Architecture and System Co-Design for High-performance LLM Inference and Training
This talk explores the advantages and challenges of integrated training and inference architectures for AI, which are becoming increasingly necessary due to the evolving nature of AI models and the growing demand for efficient computing power.
Overview
Artificial intelligence breakthroughs like LLMs have led to a sharp increase in computing power demand. Computing power data centers extensively use GPU processors and NPU processors to meet their computing needs, becoming the main engines of computing infrastructure. On the other hand, AI models can continuously learn and evolve during interaction with users, such that they will frequently switch between training and inference tasks. Thus, the integrated architecture of training and inference will become increasingly popular. Compared to the separate training and inference architecture, the integrated training and inference architecture has advantages in response speed, operational cost, and resource utilization, such as reducing data transmission and storage redundancy. However, the integrated training and inference architecture also brings new full-stack system challenges, including numerical data types, multi-operator fusion, memory management, and co-located deployment.
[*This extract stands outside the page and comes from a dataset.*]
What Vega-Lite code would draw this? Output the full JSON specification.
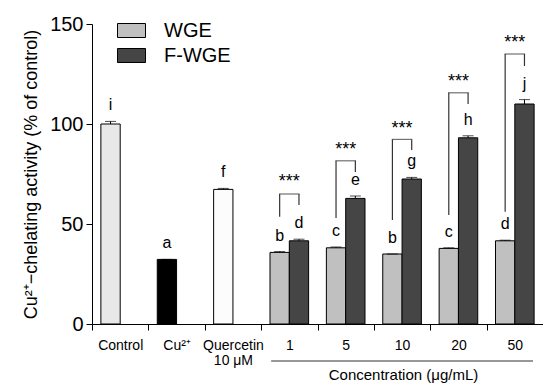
{
  "$schema": "https://vega.github.io/schema/vega-lite/v6.json",
  "width": 451,
  "height": 300,
  "autosize": "none",
  "padding": {"left": 92, "top": 24, "right": 0, "bottom": 59},
  "background": "white",
  "config": {
    "view": {"stroke": null},
    "font": "Liberation Sans",
    "axis": {"grid": false, "domainColor": "black", "tickColor": "black", "labelColor": "black", "titleColor": "black", "labelFont": "Liberation Sans", "titleFont": "Liberation Sans", "titleFontWeight": "normal"}
  },
  "datasets": {
    "bars": [
      {"cat": "Control", "slot": "a", "group": "Control", "value": 100, "hi": 101.3, "letter": "i"},
      {"cat": "Cu²⁺", "slot": "a", "group": "Cu", "value": 32.3, "hi": 32.3, "letter": "a"},
      {"cat": "Quercetin|10 μM", "slot": "a", "group": "Quercetin", "value": 67.3, "hi": 67.8, "letter": "f"},
      {"cat": "1", "slot": "a", "group": "WGE", "value": 35.8, "hi": 36.2, "letter": "b"},
      {"cat": "1", "slot": "b", "group": "F-WGE", "value": 41.6, "hi": 42.4, "letter": "d"},
      {"cat": "5", "slot": "a", "group": "WGE", "value": 38.1, "hi": 38.5, "letter": "c"},
      {"cat": "5", "slot": "b", "group": "F-WGE", "value": 62.8, "hi": 64.0, "letter": "e"},
      {"cat": "10", "slot": "a", "group": "WGE", "value": 35.0, "hi": 35.0, "letter": "b"},
      {"cat": "10", "slot": "b", "group": "F-WGE", "value": 72.5, "hi": 73.3, "letter": "g"},
      {"cat": "20", "slot": "a", "group": "WGE", "value": 37.8, "hi": 38.1, "letter": "c"},
      {"cat": "20", "slot": "b", "group": "F-WGE", "value": 93.1, "hi": 94.1, "letter": "h"},
      {"cat": "50", "slot": "a", "group": "WGE", "value": 41.6, "hi": 41.9, "letter": "d"},
      {"cat": "50", "slot": "b", "group": "F-WGE", "value": 110.0, "hi": 112.2, "letter": "j"}
    ],
    "legs": [
      {"cat": "1", "slot": "a", "lo": 53.6, "top": 65},
      {"cat": "1", "slot": "b", "lo": 59.5, "top": 65},
      {"cat": "5", "slot": "a", "lo": 53, "top": 81.6},
      {"cat": "5", "slot": "b", "lo": 76, "top": 81.6},
      {"cat": "10", "slot": "a", "lo": 52, "top": 92.3},
      {"cat": "10", "slot": "b", "lo": 87, "top": 92.3},
      {"cat": "20", "slot": "a", "lo": 54.5, "top": 115.6},
      {"cat": "20", "slot": "b", "lo": 110, "top": 115.6},
      {"cat": "50", "slot": "a", "lo": 56.1, "top": 135},
      {"cat": "50", "slot": "b", "lo": 129, "top": 135}
    ],
    "tops": [
      {"cat": "1", "top": 65, "star": 73},
      {"cat": "5", "top": 81.6, "star": 89},
      {"cat": "10", "top": 92.3, "star": 99.5},
      {"cat": "20", "top": 115.6, "star": 122.8},
      {"cat": "50", "top": 135, "star": 142.5}
    ]
  },
  "encoding": {
    "x": {
      "field": "cat", "type": "nominal",
      "sort": ["Control", "Cu²⁺", "Quercetin|10 μM", "1", "5", "10", "20", "50"],
      "scale": {"domain": ["Control", "Cu²⁺", "Quercetin|10 μM", "1", "5", "10", "20", "50"], "paddingInner": 0, "paddingOuter": 0},
      "axis": {
        "title": "Concentration (μg/mL)",
        "titleFontSize": 15,
        "titleX": 311, "titleY": 55, "titleAlign": "center", "titleBaseline": "alphabetic", "titleAnchor": null,
        "labelAngle": 0, "labelFontSize": 14, "labelPadding": 8, "tickSize": 6, "tickBand": "extent",
        "labelExpr": "isValid(datum.value) ? split(datum.value, '|') : ''", "labelLineHeight": 15
      }
    },
    "y": {
      "type": "quantitative",
      "scale": {"domain": [0, 150], "nice": false, "zero": true},
      "axis": {"values": [0, 50, 100, 150], "title": "Cu²⁺−chelating activity (% of control)", "titleFontSize": 18, "labelFontSize": 20, "tickSize": 6, "labelPadding": 3, "titlePadding": 9}
    }
  },
  "layer": [
    {
      "data": {"name": "bars"},
      "mark": {"type": "bar", "stroke": "black", "strokeWidth": 1},
      "encoding": {
        "xOffset": {"field": "slot", "type": "nominal", "scale": {"domain": ["a", "b"], "paddingInner": 0, "paddingOuter": 0.46}},
        "y": {"field": "value", "type": "quantitative"},
        "color": {
          "field": "group", "type": "nominal",
          "scale": {"domain": ["WGE", "F-WGE", "Control", "Cu", "Quercetin"], "range": ["#c0c0c0", "#454545", "#e8e8e8", "#000000", "#fcfcfc"]},
          "legend": {
            "values": ["WGE", "F-WGE"], "title": null, "orient": "none", "legendX": 25, "legendY": -8,
            "symbolType": "M-1,-0.5H1V0.5H-1Z", "symbolSize": 784, "symbolStrokeColor": "black", "symbolStrokeWidth": 1, "symbolOpacity": 1,
            "labelFontSize": 20, "labelFont": "Liberation Sans", "labelColor": "black", "labelOffset": 18, "rowPadding": -1
          }
        }
      }
    },
    {
      "data": {"name": "bars"},
      "mark": {"type": "rule", "color": "black", "strokeWidth": 1},
      "encoding": {
        "xOffset": {"field": "slot", "type": "nominal"},
        "y": {"field": "value", "type": "quantitative"},
        "y2": {"field": "hi"}
      }
    },
    {
      "data": {"name": "bars"},
      "mark": {"type": "tick", "color": "black", "thickness": 1, "size": 11, "orient": "horizontal"},
      "encoding": {
        "xOffset": {"field": "slot", "type": "nominal"},
        "y": {"field": "hi", "type": "quantitative"}
      }
    },
    {
      "data": {"name": "bars"},
      "mark": {"type": "text", "fontSize": 16, "baseline": "alphabetic", "dy": -11, "color": "black", "font": "Liberation Sans"},
      "encoding": {
        "xOffset": {"field": "slot", "type": "nominal"},
        "y": {"field": "hi", "type": "quantitative"},
        "text": {"field": "letter"}
      }
    },
    {
      "data": {"name": "legs"},
      "mark": {"type": "rule", "color": "#333333", "strokeWidth": 1.2},
      "encoding": {
        "xOffset": {"field": "slot", "type": "nominal"},
        "y": {"field": "lo", "type": "quantitative"},
        "y2": {"field": "top"}
      }
    },
    {
      "data": {"name": "tops"},
      "mark": {"type": "tick", "color": "#333333", "thickness": 1.2, "size": 20.5, "orient": "horizontal"},
      "encoding": {
        "y": {"field": "top", "type": "quantitative"}
      }
    },
    {
      "data": {"name": "tops"},
      "mark": {"type": "text", "fontSize": 18, "baseline": "alphabetic", "dy": 9, "color": "black", "font": "Liberation Sans"},
      "encoding": {
        "y": {"field": "star", "type": "quantitative"},
        "text": {"value": "***"}
      }
    },
    {
      "data": {"values": [{}]},
      "mark": {"type": "rule", "color": "#333333", "strokeWidth": 1.2, "xOffset": 10, "x2Offset": -10},
      "encoding": {
        "x": {"datum": "1", "bandPosition": 0},
        "x2": {"datum": "50", "bandPosition": 1},
        "y": {"datum": -18.5}
      }
    }
  ]
}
In this talk, I will share our group’s ideas, preliminary explorations, and practices in the integrated training and inference system architecture, while proposing future prospects to fully utilize the potential of the integrated training and inference architecture.
Presenters
Jingwen Leng, Professor, Department of Computer Science and Engineering, Shanghai Jiao Tong University
Brief Biography
Jingwen Leng is a full professor at the Department of Computer Science and Engineering at Shanghai Jiao Tong University. His research direction is the intelligent computer system design for the artificial intelligence, with the focus on performance, energy efficiency, and reliability. He has received multiple grants from National Science Foundation of China and top industrial companies. He has published more than 80 papers in top tier computer architecture conferences and more than 20 domestic/international patents. His work has received best paper award or nomination at venues/conferences including IEEE Micro Top Picks, ISCA, DAC, and PACT. He received the Olympus Award from Huawei company (2024), DAMO Young Fellow from Alibaba company (2020), and Microsoft Young Faculty Fellowship (2019).